• _Written request_
Give the listing again character for character, but drop the images.

• _Source excerpt_
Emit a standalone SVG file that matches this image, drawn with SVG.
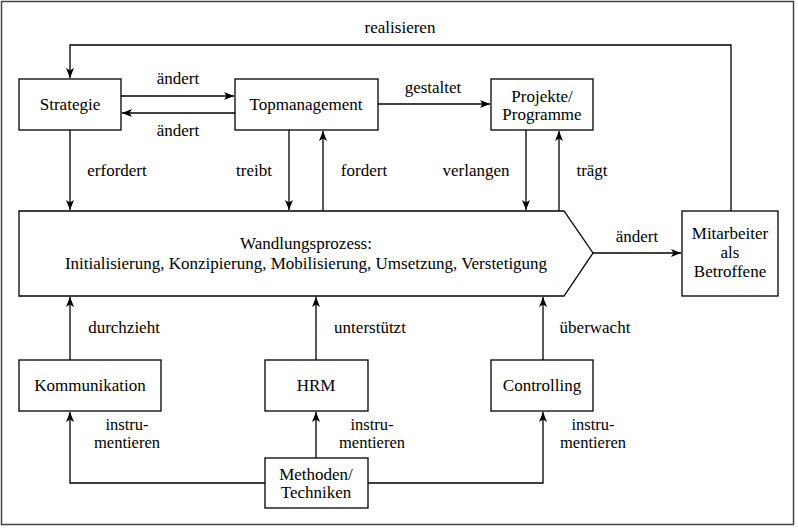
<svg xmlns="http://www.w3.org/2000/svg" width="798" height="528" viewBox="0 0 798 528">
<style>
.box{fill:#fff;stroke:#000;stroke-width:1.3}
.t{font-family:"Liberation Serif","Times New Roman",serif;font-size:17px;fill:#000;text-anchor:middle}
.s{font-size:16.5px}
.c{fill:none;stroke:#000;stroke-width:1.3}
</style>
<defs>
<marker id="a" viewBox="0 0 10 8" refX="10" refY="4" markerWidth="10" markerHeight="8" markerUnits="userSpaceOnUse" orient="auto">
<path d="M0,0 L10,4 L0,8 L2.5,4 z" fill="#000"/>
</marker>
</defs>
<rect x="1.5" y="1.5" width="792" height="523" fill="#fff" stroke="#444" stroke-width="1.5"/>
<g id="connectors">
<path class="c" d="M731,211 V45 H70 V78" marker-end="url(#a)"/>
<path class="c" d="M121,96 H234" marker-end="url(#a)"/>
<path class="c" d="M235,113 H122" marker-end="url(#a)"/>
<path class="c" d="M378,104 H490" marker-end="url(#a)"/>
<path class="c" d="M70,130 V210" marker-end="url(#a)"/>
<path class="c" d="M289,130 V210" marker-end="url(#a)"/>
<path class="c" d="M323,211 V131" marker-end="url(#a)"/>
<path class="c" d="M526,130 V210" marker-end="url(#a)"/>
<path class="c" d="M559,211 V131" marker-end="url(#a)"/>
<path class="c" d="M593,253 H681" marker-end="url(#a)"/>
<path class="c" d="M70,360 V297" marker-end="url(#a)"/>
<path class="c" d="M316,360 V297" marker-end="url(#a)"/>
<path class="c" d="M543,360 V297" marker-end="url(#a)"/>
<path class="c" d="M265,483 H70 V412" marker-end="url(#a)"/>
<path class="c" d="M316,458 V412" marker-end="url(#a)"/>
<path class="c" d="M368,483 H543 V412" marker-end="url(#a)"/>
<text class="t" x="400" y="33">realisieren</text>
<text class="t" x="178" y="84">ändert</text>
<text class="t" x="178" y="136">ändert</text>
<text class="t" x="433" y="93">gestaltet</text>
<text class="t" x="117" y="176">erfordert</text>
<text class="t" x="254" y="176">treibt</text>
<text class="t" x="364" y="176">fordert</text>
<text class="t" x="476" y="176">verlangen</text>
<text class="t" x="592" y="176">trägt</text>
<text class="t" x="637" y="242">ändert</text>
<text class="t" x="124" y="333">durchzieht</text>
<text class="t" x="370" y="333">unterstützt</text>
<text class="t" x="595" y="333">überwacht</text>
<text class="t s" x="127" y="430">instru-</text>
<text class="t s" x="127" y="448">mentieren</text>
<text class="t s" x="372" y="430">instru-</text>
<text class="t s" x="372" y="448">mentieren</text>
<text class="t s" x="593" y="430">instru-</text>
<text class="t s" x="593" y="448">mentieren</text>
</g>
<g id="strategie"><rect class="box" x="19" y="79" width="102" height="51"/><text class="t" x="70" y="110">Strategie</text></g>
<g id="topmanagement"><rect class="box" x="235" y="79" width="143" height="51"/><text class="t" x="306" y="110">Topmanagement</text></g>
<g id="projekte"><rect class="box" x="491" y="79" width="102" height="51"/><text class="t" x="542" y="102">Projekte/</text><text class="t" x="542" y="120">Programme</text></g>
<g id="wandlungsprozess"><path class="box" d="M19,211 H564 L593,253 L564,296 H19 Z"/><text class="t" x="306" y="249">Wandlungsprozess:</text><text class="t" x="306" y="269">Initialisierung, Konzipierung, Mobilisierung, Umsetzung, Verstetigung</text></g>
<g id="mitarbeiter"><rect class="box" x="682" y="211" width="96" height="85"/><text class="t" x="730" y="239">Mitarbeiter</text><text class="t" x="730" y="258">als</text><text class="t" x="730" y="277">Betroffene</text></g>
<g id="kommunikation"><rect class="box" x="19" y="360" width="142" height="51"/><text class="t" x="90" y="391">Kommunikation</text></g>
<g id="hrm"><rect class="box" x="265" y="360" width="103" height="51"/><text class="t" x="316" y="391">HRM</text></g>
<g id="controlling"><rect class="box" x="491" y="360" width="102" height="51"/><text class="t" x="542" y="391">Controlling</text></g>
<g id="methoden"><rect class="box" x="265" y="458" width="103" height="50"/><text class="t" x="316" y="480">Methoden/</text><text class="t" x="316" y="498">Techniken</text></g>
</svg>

• _Response to this exercise_
Emit a standalone SVG file that matches this image, drawn with SVG.
<svg xmlns="http://www.w3.org/2000/svg" width="798" height="528" viewBox="0 0 798 528">
<style>
.box{fill:#fff;stroke:#000;stroke-width:1.3}
.t{font-family:"Liberation Serif","Times New Roman",serif;font-size:17px;fill:#000;text-anchor:middle}
.s{font-size:16.5px}
.c{fill:none;stroke:#000;stroke-width:1.3}
</style>
<defs>
<marker id="a" viewBox="0 0 10 8" refX="10" refY="4" markerWidth="10" markerHeight="8" markerUnits="userSpaceOnUse" orient="auto">
<path d="M0,0 L10,4 L0,8 L2.5,4 z" fill="#000"/>
</marker>
</defs>
<rect x="1.5" y="1.5" width="792" height="523" fill="#fff" stroke="#444" stroke-width="1.5"/>
<g id="connectors">
<path class="c" d="M731,211 V45 H70 V78" marker-end="url(#a)"/>
<path class="c" d="M121,96 H234" marker-end="url(#a)"/>
<path class="c" d="M235,113 H122" marker-end="url(#a)"/>
<path class="c" d="M378,104 H490" marker-end="url(#a)"/>
<path class="c" d="M70,130 V210" marker-end="url(#a)"/>
<path class="c" d="M289,130 V210" marker-end="url(#a)"/>
<path class="c" d="M323,211 V131" marker-end="url(#a)"/>
<path class="c" d="M526,130 V210" marker-end="url(#a)"/>
<path class="c" d="M559,211 V131" marker-end="url(#a)"/>
<path class="c" d="M593,253 H681" marker-end="url(#a)"/>
<path class="c" d="M70,360 V297" marker-end="url(#a)"/>
<path class="c" d="M316,360 V297" marker-end="url(#a)"/>
<path class="c" d="M543,360 V297" marker-end="url(#a)"/>
<path class="c" d="M265,483 H70 V412" marker-end="url(#a)"/>
<path class="c" d="M316,458 V412" marker-end="url(#a)"/>
<path class="c" d="M368,483 H543 V412" marker-end="url(#a)"/>
<text class="t" x="400" y="33">realisieren</text>
<text class="t" x="178" y="84">ändert</text>
<text class="t" x="178" y="136">ändert</text>
<text class="t" x="433" y="93">gestaltet</text>
<text class="t" x="117" y="176">erfordert</text>
<text class="t" x="254" y="176">treibt</text>
<text class="t" x="364" y="176">fordert</text>
<text class="t" x="476" y="176">verlangen</text>
<text class="t" x="592" y="176">trägt</text>
<text class="t" x="637" y="242">ändert</text>
<text class="t" x="124" y="333">durchzieht</text>
<text class="t" x="370" y="333">unterstützt</text>
<text class="t" x="595" y="333">überwacht</text>
<text class="t s" x="127" y="430">instru-</text>
<text class="t s" x="127" y="448">mentieren</text>
<text class="t s" x="372" y="430">instru-</text>
<text class="t s" x="372" y="448">mentieren</text>
<text class="t s" x="593" y="430">instru-</text>
<text class="t s" x="593" y="448">mentieren</text>
</g>
<g id="strategie"><rect class="box" x="19" y="79" width="102" height="51"/><text class="t" x="70" y="110">Strategie</text></g>
<g id="topmanagement"><rect class="box" x="235" y="79" width="143" height="51"/><text class="t" x="306" y="110">Topmanagement</text></g>
<g id="projekte"><rect class="box" x="491" y="79" width="102" height="51"/><text class="t" x="542" y="102">Projekte/</text><text class="t" x="542" y="120">Programme</text></g>
<g id="wandlungsprozess"><path class="box" d="M19,211 H564 L593,253 L564,296 H19 Z"/><text class="t" x="306" y="249">Wandlungsprozess:</text><text class="t" x="306" y="269">Initialisierung, Konzipierung, Mobilisierung, Umsetzung, Verstetigung</text></g>
<g id="mitarbeiter"><rect class="box" x="682" y="211" width="96" height="85"/><text class="t" x="730" y="239">Mitarbeiter</text><text class="t" x="730" y="258">als</text><text class="t" x="730" y="277">Betroffene</text></g>
<g id="kommunikation"><rect class="box" x="19" y="360" width="142" height="51"/><text class="t" x="90" y="391">Kommunikation</text></g>
<g id="hrm"><rect class="box" x="265" y="360" width="103" height="51"/><text class="t" x="316" y="391">HRM</text></g>
<g id="controlling"><rect class="box" x="491" y="360" width="102" height="51"/><text class="t" x="542" y="391">Controlling</text></g>
<g id="methoden"><rect class="box" x="265" y="458" width="103" height="50"/><text class="t" x="316" y="480">Methoden/</text><text class="t" x="316" y="498">Techniken</text></g>
</svg>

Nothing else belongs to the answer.